Московский концептуализм как явление актуальной культуры оформился в конце 70-х, но в определённой степени задаёт тон в искусстве России до сих пор. Именно участники «московской концептуальной школы» представляли Россию на двух последних Венецианских биеннале. Да и Премия Кандинского не раз доставалась авторам из этого круга. Но в него изначально входили не только художники, но и поэты, одним из которых был Лев Рубинштейн. Он начал заниматься литературой в конце 60-х, в начале 70-х пришёл к собственной стилистике минимализма, а чуть позднее открыл особый жанр, возникший на границе вербальных, изобразительных и перформативных практик – «картотеку». Длинные насыщенные тексты, состоящие из отдельных фраз, как будто выхваченных из окружающей языковой реальности и произнесённых разными неизвестными нам персонажами, записывались на карточки (на каждой по фразе). И во время выступлений эти карточки читались одна за одной как некий каталог окружающей ментальной реальности. Такое вот чтение и самого Льва Рубинштейна я увидел впервые в Риге 1988-м, когда он выступал на вечере самиздатовского журнала «Третья модернизация». В огромных квадратных очках, с курчавой бородой, он походил на свободомыслящего секретного физика и, как и все участники того вечера, перед чтением опрокинул в себя стопку водки (вот такой вот «нож в спину» наставшему тогда официальному «сухому закону»).

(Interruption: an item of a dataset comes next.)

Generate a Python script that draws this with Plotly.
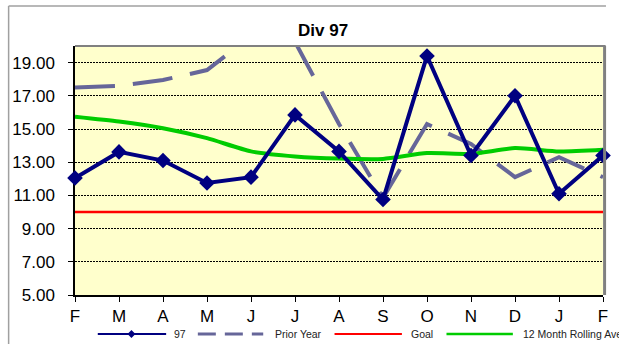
import plotly.graph_objects as go

# Monthly figures, Feb through the following Feb
months = ["F", "M", "A", "M", "J", "J", "A", "S", "O", "N", "D", "J", "F"]
div97 = [12.05, 13.62, 13.10, 11.75, 12.10, 15.85, 13.65, 10.75, 19.40, 13.40, 17.00, 11.10, 13.40]
prior_year = [17.50, 17.60, 17.95, 18.55, 20.60, 20.25, 15.30, 10.85, 15.30, 14.10, 12.10, 13.30, 12.10]
goal = [10.0] * 13
rolling_avg = [15.74, 15.45, 15.05, 14.45, 13.65, 13.35, 13.22, 13.20, 13.55, 13.50, 13.85, 13.65, 13.75]
y_ticks = [5, 7, 9, 11, 13, 15, 17, 19]

W, H = 619, 344
L, R, T, B = 75, 11, 46, 49
PW, PH = W - L - R, H - T - B

NAVY = "#000080"
SLATE = "#666699"
RED = "#FF0000"
GREEN = "#00CC00"
FONT = "Arial, Liberation Sans, sans-serif"


def px(x):
    return (x - L) / PW


def py(y):
    return (H - B - y) / PH


xs = list(range(len(months)))

fig = go.Figure()
fig.add_trace(go.Scatter(x=xs, y=goal, mode="lines", name="Goal",
                         line=dict(color=RED, width=2.5)))
fig.add_trace(go.Scatter(x=xs, y=prior_year, mode="lines", name="Prior Year",
                         line=dict(color=SLATE, width=4, dash="40px,18px")))
fig.add_trace(go.Scatter(x=xs, y=rolling_avg, mode="lines", name="12 Month Rolling Average",
                         line=dict(color=GREEN, width=4, shape="spline", smoothing=0.6)))
fig.add_trace(go.Scatter(x=xs, y=div97, mode="lines+markers", name="97",
                         line=dict(color=NAVY, width=4),
                         marker=dict(symbol="diamond", size=12, color=NAVY),
                         cliponaxis=False))

shapes = []
# outer frame (top and left edges visible)
shapes.append(dict(type="line", xref="paper", yref="paper", x0=px(8), x1=px(611),
                   y0=py(6), y1=py(6), line=dict(color="#A0A0A0", width=1.5)))
shapes.append(dict(type="line", xref="paper", yref="paper", x0=px(8), x1=px(8),
                   y0=py(6), y1=py(350), line=dict(color="#A0A0A0", width=1.5)))
# plot area border: grey top and right
shapes.append(dict(type="line", xref="paper", yref="paper", x0=0, x1=1.005,
                   y0=1, y1=1, line=dict(color="#808080", width=2), layer="above"))
shapes.append(dict(type="line", xref="paper", yref="paper", x0=1.003, x1=1.003,
                   y0=0, y1=1, line=dict(color="#808080", width=3), layer="above"))

# custom legend along the bottom edge
leg_y = py(334)
legend_items = [
    (98, 167, 173, "97", dict(color=NAVY, width=2)),
    (199, 265, 275, "Prior Year", dict(color=SLATE, width=3, dash="18px,9px")),
    (337, 405, 412, "Goal", dict(color=RED, width=2)),
    (450, 517, 525, "12 Month Rolling Average", dict(color=GREEN, width=2.5)),
]
annotations = []
for x0, x1, tx, label, ln in legend_items:
    shapes.append(dict(type="line", xref="paper", yref="paper", x0=px(x0), x1=px(x1),
                       y0=leg_y, y1=leg_y, line=ln))
    annotations.append(dict(xref="paper", yref="paper", x=px(tx), y=leg_y, text=label,
                            showarrow=False, xanchor="left", yanchor="middle",
                            font=dict(family=FONT, size=10.5, color="#222222")))
# diamond on the "97" legend sample
cx, cy, r = 132, 334, 4
shapes.append(dict(type="path", xref="paper", yref="paper",
                   path=f"M {px(cx - r)} {py(cy)} L {px(cx)} {py(cy - r)} L {px(cx + r)} {py(cy)} L {px(cx)} {py(cy + r)} Z",
                   fillcolor=NAVY, line=dict(color=NAVY, width=0)))

annotations.append(dict(xref="paper", yref="paper", x=px(325), y=py(31), text="<b>Div 97</b>",
                        showarrow=False, xanchor="center", yanchor="middle",
                        font=dict(family=FONT, size=17, color="#000000")))

fig.update_layout(
    width=W, height=H,
    margin=dict(l=L, r=R, t=T, b=B),
    paper_bgcolor="white",
    plot_bgcolor="#FFFFCC",
    showlegend=False,
    shapes=shapes,
    annotations=annotations,
    font=dict(family=FONT, size=17, color="#000000"),
)
fig.update_xaxes(range=[0, 12], tickmode="array", tickvals=xs, ticktext=months,
                 showgrid=False, zeroline=False, showline=True, linecolor="#000000", linewidth=1.5,
                 ticks="outside", ticklen=5, tickcolor="#000000", ticklabelstandoff=0,
                 tickfont=dict(family=FONT, size=17, color="#000000"), layer="below traces")
fig.update_yaxes(range=[5, 20], tickmode="array", tickvals=y_ticks, tickformat=".2f",
                 showgrid=True, gridcolor="#000000", gridwidth=0.8, griddash="2px,1px",
                 zeroline=False, showline=True, linecolor="#000000", linewidth=1.5,
                 ticks="outside", ticklen=5, tickcolor="#000000", ticklabelstandoff=10,
                 tickfont=dict(family=FONT, size=17, color="#000000"), layer="below traces")

fig.write_html("out.html")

Ирина Нахова (автор первой тотальной инсталляции — перекрашенной в чёрный цвет собственной пустой квартиры) и Лев Рубинштейн. 1975. Фото: из архива Льва Рубинштейна

И сегодня небольшой графинчик с этим прозрачным напитком стоит на столике в баре «Истаба», где мы вместе со Львом и его российским коллегой, поэтом Кириллом Корчагиным, сидим и разговариваем о московском концептуализме. Лев и Кирилл приезжали в Ригу как гости проекта «Послы поэзии». Выступили на двух рижских радиостанциях, отчитали в Малом зале Нового рижского театра, пообщались со студентами и преподавателями ЛУ. И вот как раз в библиотеке отделения славистики в небольшом зале, где сидели человек 30, Лев запустил свою «штуку» (как он сам это называет) под названием «Программа совместных переживаний». Это набор небольших картонных карточек, каждая из которых пронумерована и на каждой – одно предложение. Все вместе эти карточки и предложения образуют единый текст. Лев передавал эти карточки по одной ближайшему к нему слушателю в зале, тот прочитывал и передавал по рядам дальше. Получалось, что мы все читали один и тот же текст, но в чуть разное время. Те, кто были ближе ко Льву, уже могли пропускать через себя финальные фразы, пока до дальнего ряда дошли только первые предложения. Мы ощущали себя чем-то вроде гигантской «змеи восприятия», или «конвейера понимания», в который, как в стародавние ЭВМ, запускались перфокарты с зашифрованной в двоичном коде информацией.

Этот набор карточек с текстом тоже был впервые запущен «в люди» в одной из художественных мастерских – в гостях у Эрика Булатова. Как писал в небольшом тексте «Московский концептуализм: 25 лет спустя» Борис Гройс, «концептуализм понял визуальное искусство как своего рода язык, а текст – как своего рода изображение». В истории культуры это один из примеров на редкость плодотворного симбиоза поэтов и художников, которые не иллюстрировали друг друга, а думали в одном общем направлении.

Группа концептуалистов в Москве. Вы как-то делились на людей «визуальных» и «вербальных»?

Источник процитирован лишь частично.